# [EXERCISE OBJECTIVE]
The lines to reproduce run from the first one through the line containing "-- (axis cs:640,-11.7);". Reproduce them exactly.
┌──
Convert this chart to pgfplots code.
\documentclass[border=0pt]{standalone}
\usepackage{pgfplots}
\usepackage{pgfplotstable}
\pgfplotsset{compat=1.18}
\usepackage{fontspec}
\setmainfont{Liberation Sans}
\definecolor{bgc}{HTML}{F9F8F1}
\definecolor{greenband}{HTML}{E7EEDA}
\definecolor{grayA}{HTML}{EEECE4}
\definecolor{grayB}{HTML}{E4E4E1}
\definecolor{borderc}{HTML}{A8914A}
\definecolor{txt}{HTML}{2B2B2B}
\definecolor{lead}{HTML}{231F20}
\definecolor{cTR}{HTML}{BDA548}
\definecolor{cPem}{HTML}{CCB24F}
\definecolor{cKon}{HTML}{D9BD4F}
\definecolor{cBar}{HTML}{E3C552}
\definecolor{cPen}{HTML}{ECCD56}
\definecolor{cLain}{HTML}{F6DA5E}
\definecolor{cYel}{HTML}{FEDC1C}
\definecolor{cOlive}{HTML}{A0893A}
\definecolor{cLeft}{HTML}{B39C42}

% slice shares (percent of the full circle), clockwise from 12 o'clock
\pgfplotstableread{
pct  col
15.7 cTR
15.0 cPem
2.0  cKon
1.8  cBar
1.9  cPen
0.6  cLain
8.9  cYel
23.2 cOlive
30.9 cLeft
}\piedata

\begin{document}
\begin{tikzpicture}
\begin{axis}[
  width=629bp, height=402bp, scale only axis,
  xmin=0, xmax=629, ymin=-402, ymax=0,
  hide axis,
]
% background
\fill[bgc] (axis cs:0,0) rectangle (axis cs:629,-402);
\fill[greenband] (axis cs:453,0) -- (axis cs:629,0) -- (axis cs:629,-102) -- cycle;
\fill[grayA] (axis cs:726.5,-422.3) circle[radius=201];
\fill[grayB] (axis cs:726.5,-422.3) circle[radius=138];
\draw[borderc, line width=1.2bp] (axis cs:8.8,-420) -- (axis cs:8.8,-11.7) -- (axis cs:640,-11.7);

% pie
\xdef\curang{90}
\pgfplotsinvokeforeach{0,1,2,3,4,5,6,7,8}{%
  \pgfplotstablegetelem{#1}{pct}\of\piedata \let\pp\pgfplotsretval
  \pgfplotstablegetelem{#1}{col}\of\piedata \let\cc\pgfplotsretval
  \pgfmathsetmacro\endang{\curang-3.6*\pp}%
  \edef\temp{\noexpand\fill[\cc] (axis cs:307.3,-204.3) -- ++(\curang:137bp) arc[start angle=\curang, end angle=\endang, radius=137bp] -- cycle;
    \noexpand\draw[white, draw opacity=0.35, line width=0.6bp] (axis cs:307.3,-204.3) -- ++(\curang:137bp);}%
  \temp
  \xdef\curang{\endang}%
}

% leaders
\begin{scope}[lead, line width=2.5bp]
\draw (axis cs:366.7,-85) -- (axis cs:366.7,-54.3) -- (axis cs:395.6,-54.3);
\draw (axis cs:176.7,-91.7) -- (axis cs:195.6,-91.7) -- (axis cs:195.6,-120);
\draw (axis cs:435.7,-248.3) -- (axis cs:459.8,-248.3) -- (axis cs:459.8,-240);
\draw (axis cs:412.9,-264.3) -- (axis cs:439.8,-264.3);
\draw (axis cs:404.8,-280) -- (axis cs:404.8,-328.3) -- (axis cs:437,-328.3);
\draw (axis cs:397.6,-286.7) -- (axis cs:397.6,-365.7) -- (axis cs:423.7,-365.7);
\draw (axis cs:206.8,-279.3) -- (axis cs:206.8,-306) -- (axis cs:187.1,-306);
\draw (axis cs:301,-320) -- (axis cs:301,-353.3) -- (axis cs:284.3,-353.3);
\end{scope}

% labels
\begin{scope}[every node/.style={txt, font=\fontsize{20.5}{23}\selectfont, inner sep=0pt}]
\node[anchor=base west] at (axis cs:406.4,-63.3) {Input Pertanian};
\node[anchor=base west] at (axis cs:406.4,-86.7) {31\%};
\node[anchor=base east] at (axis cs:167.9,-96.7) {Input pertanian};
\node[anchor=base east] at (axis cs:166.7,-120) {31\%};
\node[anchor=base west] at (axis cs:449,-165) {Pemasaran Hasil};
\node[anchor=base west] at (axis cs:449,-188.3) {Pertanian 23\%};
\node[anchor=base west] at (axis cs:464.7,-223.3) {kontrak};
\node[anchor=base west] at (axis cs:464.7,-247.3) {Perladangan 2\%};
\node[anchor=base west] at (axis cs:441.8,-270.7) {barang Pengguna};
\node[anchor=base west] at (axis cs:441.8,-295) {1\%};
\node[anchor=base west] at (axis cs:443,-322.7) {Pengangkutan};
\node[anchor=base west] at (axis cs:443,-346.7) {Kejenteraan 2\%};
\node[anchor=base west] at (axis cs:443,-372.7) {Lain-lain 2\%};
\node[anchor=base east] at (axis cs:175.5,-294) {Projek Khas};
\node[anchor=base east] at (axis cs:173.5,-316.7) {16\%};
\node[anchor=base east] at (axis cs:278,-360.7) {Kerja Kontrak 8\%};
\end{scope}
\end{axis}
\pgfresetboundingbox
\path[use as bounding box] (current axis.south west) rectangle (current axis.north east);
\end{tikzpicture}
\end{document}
└──
# [EXERCISE SOLUTION]
Convert this chart to pgfplots code.
\documentclass[border=0pt]{standalone}
\usepackage{pgfplots}
\usepackage{pgfplotstable}
\pgfplotsset{compat=1.18}
\usepackage{fontspec}
\setmainfont{Liberation Sans}
\definecolor{bgc}{HTML}{F9F8F1}
\definecolor{greenband}{HTML}{E7EEDA}
\definecolor{grayA}{HTML}{EEECE4}
\definecolor{grayB}{HTML}{E4E4E1}
\definecolor{borderc}{HTML}{A8914A}
\definecolor{txt}{HTML}{2B2B2B}
\definecolor{lead}{HTML}{231F20}
\definecolor{cTR}{HTML}{BDA548}
\definecolor{cPem}{HTML}{CCB24F}
\definecolor{cKon}{HTML}{D9BD4F}
\definecolor{cBar}{HTML}{E3C552}
\definecolor{cPen}{HTML}{ECCD56}
\definecolor{cLain}{HTML}{F6DA5E}
\definecolor{cYel}{HTML}{FEDC1C}
\definecolor{cOlive}{HTML}{A0893A}
\definecolor{cLeft}{HTML}{B39C42}

% slice shares (percent of the full circle), clockwise from 12 o'clock
\pgfplotstableread{
pct  col
15.7 cTR
15.0 cPem
2.0  cKon
1.8  cBar
1.9  cPen
0.6  cLain
8.9  cYel
23.2 cOlive
30.9 cLeft
}\piedata

\begin{document}
\begin{tikzpicture}
\begin{axis}[
  width=629bp, height=402bp, scale only axis,
  xmin=0, xmax=629, ymin=-402, ymax=0,
  hide axis,
]
% background
\fill[bgc] (axis cs:0,0) rectangle (axis cs:629,-402);
\fill[greenband] (axis cs:453,0) -- (axis cs:629,0) -- (axis cs:629,-102) -- cycle;
\fill[grayA] (axis cs:726.5,-422.3) circle[radius=201];
\fill[grayB] (axis cs:726.5,-422.3) circle[radius=138];
\draw[borderc, line width=1.2bp] (axis cs:8.8,-420) -- (axis cs:8.8,-11.7) -- (axis cs:640,-11.7);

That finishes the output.